Sunday, September 12, 2010

Intro and Expression of Outrage

Hello. My name is Steven. Male. 15 years old.

Although I doubt anyone will read this at any time in the immediate future, I was angered by something last night and wanted to create a vehicle to express that. So there you go.
Last night at about 9pm, I was Facebook IMed by the vocalist of a band I was in. Transcription:

Jeovanni
hey dude
8:56pm Me
yo
8:56pm Jeovanni
we gotta new guitarist so john switched to bass
sorry
8:57pm Me
mmk

What that means is that I was basically kicked out. Even though I had no idea there would be another guitarist, or that there were talks of switching the lineup. Even though I know I can play circles around the dude who replaced me. Even though the band had only been together since like, August 19th, so like... five weeks?
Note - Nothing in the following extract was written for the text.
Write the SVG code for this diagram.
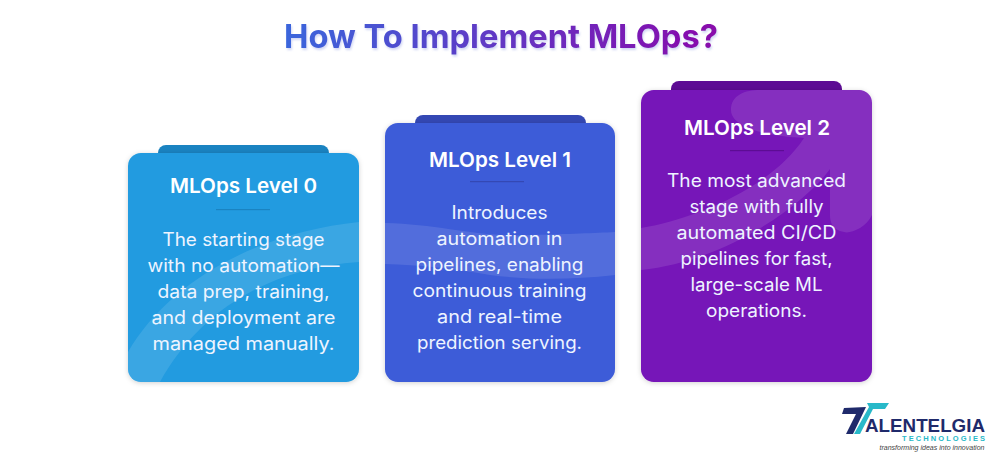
<svg xmlns="http://www.w3.org/2000/svg" width="1000" height="465" viewBox="0 0 1000 465">
<style>
text{font-family:"Inter","Open Sans","Liberation Sans",sans-serif;text-anchor:middle;fill:#fff}
.t{font-size:20.5px;font-weight:600}
.b{font-size:18px;font-weight:400;fill:#eef4ff}
.w{fill:#fff;fill-opacity:.11}
</style>
<defs>
<linearGradient id="tg" gradientUnits="userSpaceOnUse" x1="284" y1="0" x2="718" y2="0"><stop offset="0" stop-color="#3a66dc"/><stop offset="1" stop-color="#8a08ab"/></linearGradient>
<filter id="sh" x="-10%" y="-10%" width="120%" height="120%"><feDropShadow dx="0" dy="1" stdDeviation="2.5" flood-color="#000" flood-opacity=".18"/></filter>
<filter id="ts" x="-5%" y="-30%" width="110%" height="160%"><feDropShadow dx="1" dy="2" stdDeviation="1" flood-color="#7f8fe0" flood-opacity=".35"/></filter>
<clipPath id="c0"><rect x="128" y="153" width="231" height="229" rx="13"/></clipPath>
<clipPath id="c1"><rect x="385" y="123" width="230" height="259" rx="13"/></clipPath>
<clipPath id="c2"><rect x="641" y="90" width="231" height="292" rx="13"/></clipPath>
</defs>
<text id="title" x="501" y="48" textLength="434" lengthAdjust="spacingAndGlyphs" style="font-size:33px;font-weight:700;fill:url(#tg)" filter="url(#ts)">How To Implement MLOps?</text>

<g id="level0">
<rect x="158" y="145" width="171" height="24" rx="8" fill="#1a83c1"/>
<rect x="128" y="153" width="231" height="229" rx="13" fill="#209be0" filter="url(#sh)"/>
<path class="w" clip-path="url(#c0)" d="M128 352C170 280 260 232 359 222V262C270 268 200 310 160 382H128Z"/>
<text class="t" x="243.500" y="193" textLength="147" lengthAdjust="spacingAndGlyphs">MLOps Level 0</text>
<rect x="216" y="209" width="54" height="1.200" fill="#1a83c1"/>
<text class="b" x="243.500" y="246" textLength="162" lengthAdjust="spacingAndGlyphs">The starting stage</text>
<text class="b" x="243.500" y="272" textLength="192" lengthAdjust="spacingAndGlyphs">with no automation—</text>
<text class="b" x="243.500" y="298" textLength="172" lengthAdjust="spacingAndGlyphs">data prep, training,</text>
<text class="b" x="243.500" y="324" textLength="184" lengthAdjust="spacingAndGlyphs">and deployment are</text>
<text class="b" x="243.500" y="350" textLength="182" lengthAdjust="spacingAndGlyphs">managed manually.</text>
</g>

<g id="level1">
<rect x="415" y="115" width="171" height="24" rx="8" fill="#3448b4"/>
<rect x="385" y="123" width="230" height="259" rx="13" fill="#3d5bd8" filter="url(#sh)"/>
<path class="w" clip-path="url(#c1)" d="M385 223C440 224 480 238 530 235C570 234 595 233 615 232V275C570 280 530 280 490 275C450 268 420 265 385 264Z"/>
<text class="t" x="500" y="167" textLength="142" lengthAdjust="spacingAndGlyphs">MLOps Level 1</text>
<rect x="470" y="181" width="54" height="1.200" fill="#3448b4"/>
<text class="b" x="499.500" y="219" textLength="96" lengthAdjust="spacingAndGlyphs">Introduces</text>
<text class="b" x="499.500" y="245" textLength="126" lengthAdjust="spacingAndGlyphs">automation in</text>
<text class="b" x="499.500" y="271" textLength="168" lengthAdjust="spacingAndGlyphs">pipelines, enabling</text>
<text class="b" x="499.500" y="297" textLength="174" lengthAdjust="spacingAndGlyphs">continuous training</text>
<text class="b" x="499.500" y="323" textLength="125" lengthAdjust="spacingAndGlyphs">and real-time</text>
<text class="b" x="499.500" y="349" textLength="165" lengthAdjust="spacingAndGlyphs">prediction serving.</text>
</g>

<g id="level2">
<rect x="671" y="81" width="171" height="24" rx="8" fill="#5d0c94"/>
<rect x="641" y="90" width="231" height="292" rx="13" fill="#7612b8" filter="url(#sh)"/>
<path class="w" clip-path="url(#c2)" d="M641 228C690 220 770 190 804 138C792 138 731 133 731 110C731 95 745 90 760 90H872V215C866 228 850 234 844 232C832 230 830 222 830 215V169C800 210 720 262 641 270Z"/>
<text class="t" x="757" y="135" textLength="146" lengthAdjust="spacingAndGlyphs">MLOps Level 2</text>
<rect x="730" y="150" width="54" height="1.200" fill="#5d0c94"/>
<text class="b" x="756.500" y="187" textLength="179" lengthAdjust="spacingAndGlyphs">The most advanced</text>
<text class="b" x="756.500" y="213" textLength="134" lengthAdjust="spacingAndGlyphs">stage with fully</text>
<text class="b" x="756.500" y="239" textLength="160" lengthAdjust="spacingAndGlyphs">automated CI/CD</text>
<text class="b" x="756.500" y="265" textLength="152" lengthAdjust="spacingAndGlyphs">pipelines for fast,</text>
<text class="b" x="756.500" y="291" textLength="132" lengthAdjust="spacingAndGlyphs">large-scale ML</text>
<text class="b" x="756.500" y="317" textLength="101" lengthAdjust="spacingAndGlyphs">operations.</text>
</g>

<g id="logo">
<polygon points="844,408 866,407 853,434 846,434 856,414 842,414" fill="#1f2a6b"/>
<polygon points="867,403 889,403 885,409 873,409 860,434 854,434 869,407" fill="#28b9c9"/>
<text x="925" y="431.500" textLength="120" lengthAdjust="spacingAndGlyphs" style="font-size:18px;font-weight:700;fill:#1f2a6b;font-family:'Liberation Sans',sans-serif">ALENTELGIA</text>
<text x="943.500" y="441" textLength="83" lengthAdjust="spacing" style="font-size:7.500px;font-weight:700;fill:#28b9c9;font-family:'Liberation Sans',sans-serif">TECHNOLOGIES</text>
<text x="932" y="450" textLength="105" lengthAdjust="spacingAndGlyphs" style="font-size:7.500px;font-style:italic;fill:#444;font-family:'Liberation Sans',sans-serif">transforming ideas into innovation</text>
</g>
</svg>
Whatever. I'm mature enough to not go nuts on them, but that's just unprofessional. Fuck. I have my other band, though, who are more talented for the most part, know more bands in the area and are more serious. If for some reason guitarist douchebag gets kicked out and they want me back, I'm gonna say no, because why the fuck would I agree to rejoin if they were willing to drop me on a dime?

Admittedly, I found them through Craigslist and emailed the dude who would eventually end up replacing me, and so I wasn't really friends with any of them as of yet and didn't really talk to them much outside of the occasional text to inquire when practice would be-- because there was no set rehearsal day, and I would have to text John to figure anything out, otherwise everyone would forget to tell me. But I don't care, really. They all had poor taste in music and didn't have a good sense of structure.

By the way, this was my first band. Thursday, August 19th - Saturday, September 11th. Great track record so far...

More crap that nobody cares about to come later.